Meta-Musical

| 17 Feb 2015 | 02:20

    The act of acting ironically, self-consciously self-aware has suddenly become the American musical's raison d'etre. Cleverly done, the wink-at-the-audience-because-the-audience-knows-you're-winking thing can be fun. If Urinetown fathered the trend, [title of show] is its spunky spawn.

    For [title of show] is a musical about writing a musical. Except, that is, when the show lunges, as if dopamine-deprived, into the mad realm of being a musical about writing a musical about a musical about writing a musical-like a long day's journey into Sartre.

    But neither composer/lyricist Jeff Bowen nor book writer Hunter Bell have nihilism in mind. Smartly directed by Michael Berresse, [title of show] simply traces how Bowen and Bell wrote [title of show], and how two terrific actresses, Susan Blackwell and Heidi Blickenstaff, assisted them. As the characters' names are Jeff, Hunter, Susan and Heidi, it is all a merry meta-theatrical mélange.

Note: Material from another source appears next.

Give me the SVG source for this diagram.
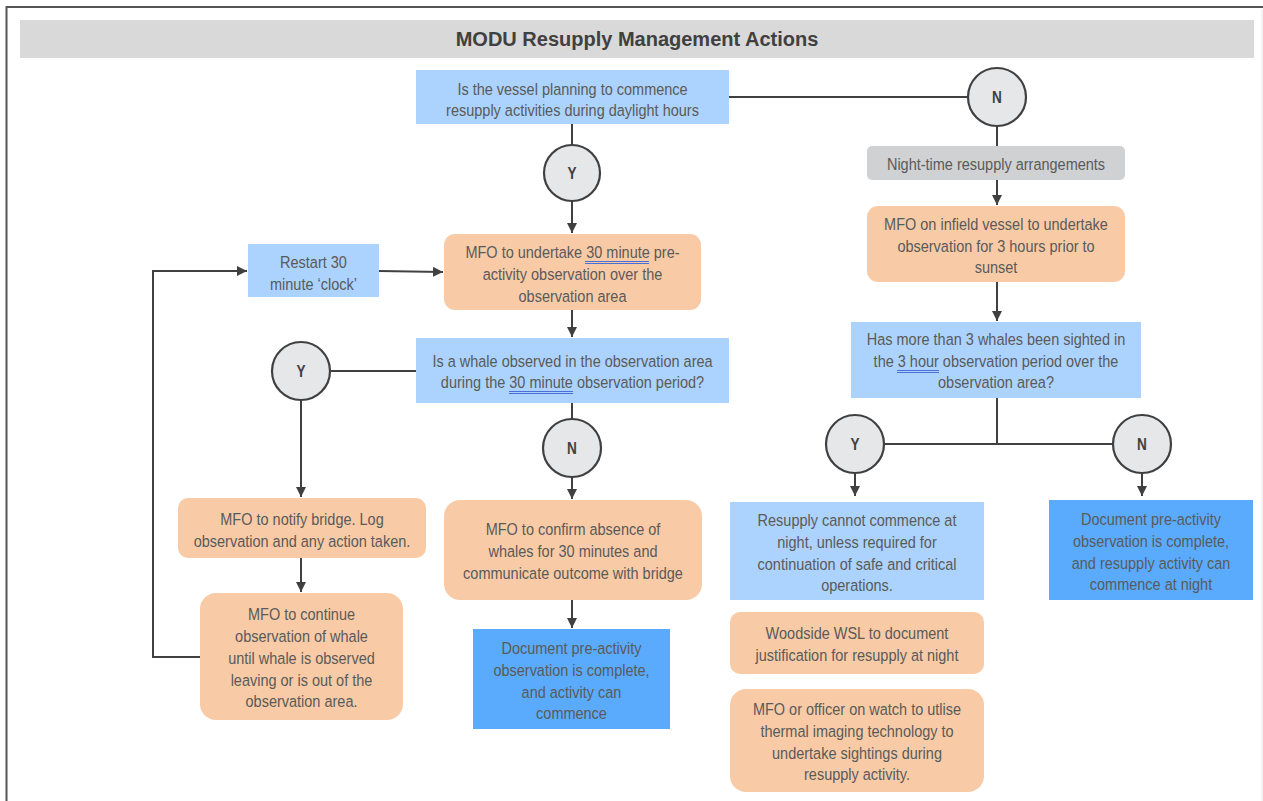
<svg xmlns="http://www.w3.org/2000/svg" width="1263" height="801" viewBox="0 0 1263 801">
  <style>
    .t { font-family: "Liberation Sans", Arial, sans-serif; font-size: 17px; fill: #5a5a5a; text-anchor: middle; }
    .title { font-family: "Liberation Sans", Arial, sans-serif; font-size: 20px; font-weight: bold; fill: #404040; text-anchor: middle; }
    .lbl { font-family: "Liberation Sans", Arial, sans-serif; font-size: 16px; font-weight: bold; fill: #404040; text-anchor: middle; }
    .q { fill: #acd3fd; }
    .act { fill: #f8cba6; }
    .doc { fill: #5aabfd; }
    .gray { fill: #d0d1d3; }
    .dec { fill: #e6e7e8; stroke: #404040; stroke-width: 2.2; }
    .ln { fill: none; stroke: #404040; stroke-width: 2; }
    .ul { stroke: #4a6fd8; stroke-width: 1; }
  </style>
  <defs>
    <marker id="arrow" viewBox="0 0 10 10" refX="10" refY="5" markerWidth="5" markerHeight="5" orient="auto" markerUnits="strokeWidth">
      <path d="M0,0 L10,5 L0,10 z" fill="#404040"/>
    </marker>
  </defs>

  <!-- page frame -->
  <rect x="0" y="0" width="1263" height="801" fill="#ffffff"/>
  <path d="M1262,10 V801" fill="none" stroke="#e6e6e6" stroke-width="1"/>
  <path d="M6.5,801 V7 H1263" fill="none" stroke="#555555" stroke-width="2"/>

  <!-- title band -->
  <g id="title">
    <rect x="20" y="20" width="1234" height="38" fill="#d9d9d9"/>
    <text class="title" x="637" y="46">MODU Resupply Management Actions</text>
  </g>

  <!-- connectors -->
  <g id="connectors">
    <path class="ln" d="M729,97 H968"/>
    <path class="ln" d="M572,124 V145"/>
    <path class="ln" d="M572,201 V233" marker-end="url(#arrow)"/>
    <path class="ln" d="M379,271 L443,272" marker-end="url(#arrow)"/>
    <path class="ln" d="M200,657 H153 V271 H247" marker-end="url(#arrow)"/>
    <path class="ln" d="M572,310 V337" marker-end="url(#arrow)"/>
    <path class="ln" d="M416,371 H330"/>
    <path class="ln" d="M301,400 V497" marker-end="url(#arrow)"/>
    <path class="ln" d="M301,558 V592" marker-end="url(#arrow)"/>
    <path class="ln" d="M572,403 V419"/>
    <path class="ln" d="M572,477 V499" marker-end="url(#arrow)"/>
    <path class="ln" d="M572,600 V628" marker-end="url(#arrow)"/>
    <path class="ln" d="M997,126 V146"/>
    <path class="ln" d="M997,180 V205" marker-end="url(#arrow)"/>
    <path class="ln" d="M997,282 V321" marker-end="url(#arrow)"/>
    <path class="ln" d="M997,398 V444"/>
    <path class="ln" d="M884,444 H1113"/>
    <path class="ln" d="M855,473 V496" marker-end="url(#arrow)"/>
    <path class="ln" d="M1142,473 V496" marker-end="url(#arrow)"/>
  </g>

  <!-- daylight question -->
  <g id="q-daylight">
    <rect class="q" x="416" y="70" width="313" height="54"/>
    <g transform="translate(572.5 0) scale(0.853 1)">
      <text class="t" x="0" y="95">Is the vessel planning to commence</text>
      <text class="t" x="0" y="116">resupply activities during daylight hours</text>
    </g>
  </g>

  <g id="n-daylight">
    <circle class="dec" cx="997" cy="97" r="29"/>
    <text class="lbl" x="0" y="103" transform="translate(997 0) scale(0.85 1)">N</text>
  </g>

  <g id="y-daylight">
    <circle class="dec" cx="572" cy="173" r="28"/>
    <text class="lbl" x="0" y="179" transform="translate(572 0) scale(0.85 1)">Y</text>
  </g>

  <g id="restart">
    <rect class="q" x="248" y="244" width="131" height="53"/>
    <g transform="translate(313.5 0) scale(0.853 1)">
      <text class="t" x="0" y="268">Restart 30</text>
      <text class="t" x="0" y="290">minute ‘clock’</text>
    </g>
  </g>

  <g id="pre-obs">
    <rect class="act" x="444" y="234" width="257" height="76" rx="11"/>
    <g transform="translate(572.5 0) scale(0.853 1)">
      <text class="t" x="0" y="258">MFO to undertake 30 minute pre-</text>
      <text class="t" x="0" y="280">activity observation over the</text>
      <text class="t" x="0" y="302">observation area</text>
    </g>
    <line class="ul" x1="585" y1="261.5" x2="649" y2="261.5"/>
    <line class="ul" x1="585" y1="263.5" x2="649" y2="263.5"/>
  </g>

  <g id="q-whale">
    <rect class="q" x="416" y="338" width="313" height="65"/>
    <g transform="translate(572.5 0) scale(0.853 1)">
      <text class="t" x="0" y="367">Is a whale observed in the observation area</text>
      <text class="t" x="0" y="388">during the 30 minute observation period?</text>
    </g>
    <line class="ul" x1="509" y1="391.5" x2="573" y2="391.5"/>
    <line class="ul" x1="509" y1="393.5" x2="573" y2="393.5"/>
  </g>

  <g id="y-whale">
    <circle class="dec" cx="301" cy="371" r="29"/>
    <text class="lbl" x="0" y="377" transform="translate(301 0) scale(0.85 1)">Y</text>
  </g>

  <g id="n-whale">
    <circle class="dec" cx="572" cy="448" r="29"/>
    <text class="lbl" x="0" y="454" transform="translate(572 0) scale(0.85 1)">N</text>
  </g>

  <g id="notify">
    <rect class="act" x="178" y="498" width="248" height="60" rx="10"/>
    <g transform="translate(302 0) scale(0.853 1)">
      <text class="t" x="0" y="525">MFO to notify bridge. Log</text>
      <text class="t" x="0" y="547">observation and any action taken.</text>
    </g>
  </g>

  <g id="continue-obs">
    <rect class="act" x="200" y="593" width="203" height="127" rx="16"/>
    <g transform="translate(301.5 0) scale(0.853 1)">
      <text class="t" x="0" y="620">MFO to continue</text>
      <text class="t" x="0" y="642">observation of whale</text>
      <text class="t" x="0" y="664">until whale is observed</text>
      <text class="t" x="0" y="686">leaving or is out of the</text>
      <text class="t" x="0" y="707">observation area.</text>
    </g>
  </g>

  <g id="confirm">
    <rect class="act" x="444" y="500" width="258" height="100" rx="16"/>
    <g transform="translate(573 0) scale(0.853 1)">
      <text class="t" x="0" y="535">MFO to confirm absence of</text>
      <text class="t" x="0" y="557">whales for 30 minutes and</text>
      <text class="t" x="0" y="579">communicate outcome with bridge</text>
    </g>
  </g>

  <g id="doc-day">
    <rect class="doc" x="473" y="629" width="197" height="100"/>
    <g transform="translate(571.5 0) scale(0.853 1)">
      <text class="t" x="0" y="654">Document pre-activity</text>
      <text class="t" x="0" y="676">observation is complete,</text>
      <text class="t" x="0" y="698">and activity can</text>
      <text class="t" x="0" y="719">commence</text>
    </g>
  </g>

  <g id="night">
    <rect class="gray" x="867" y="146" width="258" height="34" rx="5"/>
    <g transform="translate(996 0) scale(0.853 1)">
      <text class="t" x="0" y="170">Night-time resupply arrangements</text>
    </g>
  </g>

  <g id="infield-obs">
    <rect class="act" x="867" y="206" width="258" height="76" rx="11"/>
    <g transform="translate(996 0) scale(0.853 1)">
      <text class="t" x="0" y="230">MFO on infield vessel to undertake</text>
      <text class="t" x="0" y="252">observation for 3 hours prior to</text>
      <text class="t" x="0" y="273">sunset</text>
    </g>
  </g>

  <g id="q-three">
    <rect class="q" x="851" y="322" width="290" height="76"/>
    <g transform="translate(996 0) scale(0.853 1)">
      <text class="t" x="0" y="345">Has more than 3 whales been sighted in</text>
      <text class="t" x="0" y="367">the 3 hour observation period over the</text>
      <text class="t" x="0" y="388">observation area?</text>
    </g>
    <line class="ul" x1="897" y1="370.5" x2="939" y2="370.5"/>
    <line class="ul" x1="897" y1="372.5" x2="939" y2="372.5"/>
  </g>

  <g id="y-three">
    <circle class="dec" cx="855" cy="444" r="29"/>
    <text class="lbl" x="0" y="450" transform="translate(855 0) scale(0.85 1)">Y</text>
  </g>

  <g id="n-three">
    <circle class="dec" cx="1142" cy="444" r="29"/>
    <text class="lbl" x="0" y="450" transform="translate(1142 0) scale(0.85 1)">N</text>
  </g>

  <g id="no-night">
    <rect class="q" x="730" y="502" width="254" height="98"/>
    <g transform="translate(857 0) scale(0.853 1)">
      <text class="t" x="0" y="526">Resupply cannot commence at</text>
      <text class="t" x="0" y="548">night, unless required for</text>
      <text class="t" x="0" y="570">continuation of safe and critical</text>
      <text class="t" x="0" y="591">operations.</text>
    </g>
  </g>

  <g id="doc-night">
    <rect class="doc" x="1049" y="500" width="204" height="100"/>
    <g transform="translate(1151 0) scale(0.853 1)">
      <text class="t" x="0" y="525">Document pre-activity</text>
      <text class="t" x="0" y="547">observation is complete,</text>
      <text class="t" x="0" y="569">and resupply activity can</text>
      <text class="t" x="0" y="590">commence at night</text>
    </g>
  </g>

  <g id="wsl">
    <rect class="act" x="730" y="612" width="254" height="62" rx="10"/>
    <g transform="translate(857 0) scale(0.853 1)">
      <text class="t" x="0" y="639">Woodside WSL to document</text>
      <text class="t" x="0" y="661">justification for resupply at night</text>
    </g>
  </g>

  <g id="thermal">
    <rect class="act" x="730" y="689" width="254" height="103" rx="16"/>
    <g transform="translate(857 0) scale(0.853 1)">
      <text class="t" x="0" y="715">MFO or officer on watch to utlise</text>
      <text class="t" x="0" y="737">thermal imaging technology to</text>
      <text class="t" x="0" y="759">undertake sightings during</text>
      <text class="t" x="0" y="780">resupply activity.</text>
    </g>
  </g>
</svg>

    Note, for example, all the references to, and gossip about, New York's innumerable musical theatre mavens, from how Beauty and the Beast veteran Mary Stout got hit by a hot dog cart to the playing between scenes of actual voicemail messages left by Broadway stars turning down roles in the show.

    Liberally dipping into pools of the self-reflexive does pose risks, however, and when the show's giddy tone turns serious-that is, turns sincere-things begin to wane. The writing is always pithy and the cast is always delightful, but when Bell, citing his script, notes how a scene is too long, he makes his point-and ours, too.